Recorded information
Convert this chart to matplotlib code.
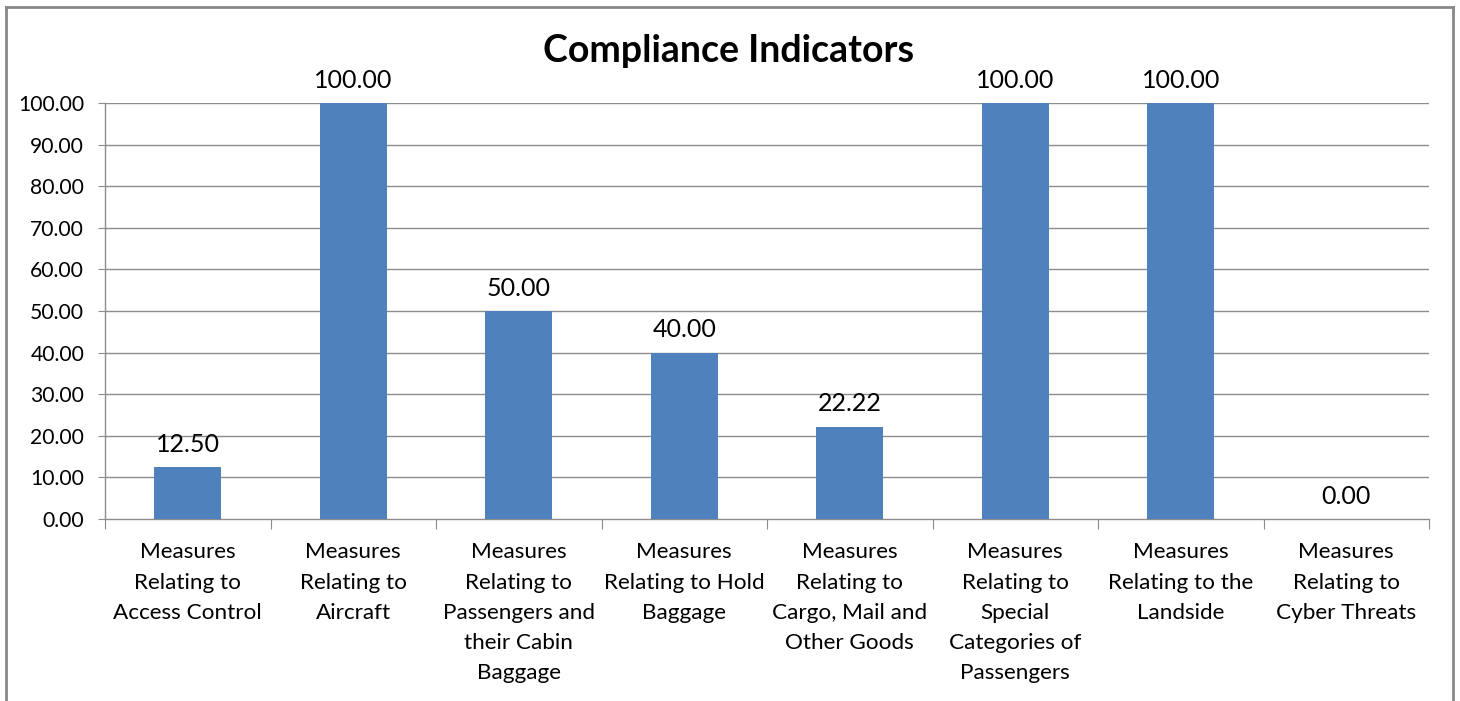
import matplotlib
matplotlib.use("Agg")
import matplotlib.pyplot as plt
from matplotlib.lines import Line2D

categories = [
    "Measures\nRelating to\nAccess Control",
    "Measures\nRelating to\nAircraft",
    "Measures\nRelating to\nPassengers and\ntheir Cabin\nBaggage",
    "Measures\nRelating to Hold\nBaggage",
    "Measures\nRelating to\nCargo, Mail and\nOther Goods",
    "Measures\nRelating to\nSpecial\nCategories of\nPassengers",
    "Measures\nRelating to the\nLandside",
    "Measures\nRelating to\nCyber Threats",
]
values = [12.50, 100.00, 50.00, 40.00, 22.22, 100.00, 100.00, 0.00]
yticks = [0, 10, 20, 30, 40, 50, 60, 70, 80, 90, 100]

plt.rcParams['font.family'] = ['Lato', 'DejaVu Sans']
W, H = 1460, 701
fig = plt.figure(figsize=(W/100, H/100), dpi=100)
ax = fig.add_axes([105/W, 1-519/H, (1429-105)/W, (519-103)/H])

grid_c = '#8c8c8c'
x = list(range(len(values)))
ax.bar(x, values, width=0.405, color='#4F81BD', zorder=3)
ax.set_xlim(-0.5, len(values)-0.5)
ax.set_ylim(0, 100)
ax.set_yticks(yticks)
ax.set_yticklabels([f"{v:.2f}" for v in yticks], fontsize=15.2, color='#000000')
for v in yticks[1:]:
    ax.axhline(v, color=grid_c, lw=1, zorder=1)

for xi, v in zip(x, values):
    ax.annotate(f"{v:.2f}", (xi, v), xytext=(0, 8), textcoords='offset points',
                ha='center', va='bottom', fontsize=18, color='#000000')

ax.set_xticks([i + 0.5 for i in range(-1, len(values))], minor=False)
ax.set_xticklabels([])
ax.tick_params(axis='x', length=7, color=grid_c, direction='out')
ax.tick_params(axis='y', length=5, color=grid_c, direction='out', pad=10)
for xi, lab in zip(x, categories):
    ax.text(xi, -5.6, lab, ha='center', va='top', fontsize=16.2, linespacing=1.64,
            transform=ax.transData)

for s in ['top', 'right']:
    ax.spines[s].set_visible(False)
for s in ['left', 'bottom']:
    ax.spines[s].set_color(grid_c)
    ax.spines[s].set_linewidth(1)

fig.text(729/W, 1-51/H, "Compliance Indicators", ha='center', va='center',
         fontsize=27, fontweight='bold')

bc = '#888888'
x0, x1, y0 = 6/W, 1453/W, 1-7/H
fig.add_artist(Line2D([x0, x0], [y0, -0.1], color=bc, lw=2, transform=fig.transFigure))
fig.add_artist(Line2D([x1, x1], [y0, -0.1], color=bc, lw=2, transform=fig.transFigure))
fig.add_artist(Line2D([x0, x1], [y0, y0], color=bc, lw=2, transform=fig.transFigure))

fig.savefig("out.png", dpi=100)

What to work on
Transcribe exactly, with no pictures, the lines running from the first line of the material through the line holding "80, 90, 100]".

Expected answer
Convert this chart to matplotlib code.
import matplotlib
matplotlib.use("Agg")
import matplotlib.pyplot as plt
from matplotlib.lines import Line2D

categories = [
    "Measures\nRelating to\nAccess Control",
    "Measures\nRelating to\nAircraft",
    "Measures\nRelating to\nPassengers and\ntheir Cabin\nBaggage",
    "Measures\nRelating to Hold\nBaggage",
    "Measures\nRelating to\nCargo, Mail and\nOther Goods",
    "Measures\nRelating to\nSpecial\nCategories of\nPassengers",
    "Measures\nRelating to the\nLandside",
    "Measures\nRelating to\nCyber Threats",
]
values = [12.50, 100.00, 50.00, 40.00, 22.22, 100.00, 100.00, 0.00]
yticks = [0, 10, 20, 30, 40, 50, 60, 70, 80, 90, 100]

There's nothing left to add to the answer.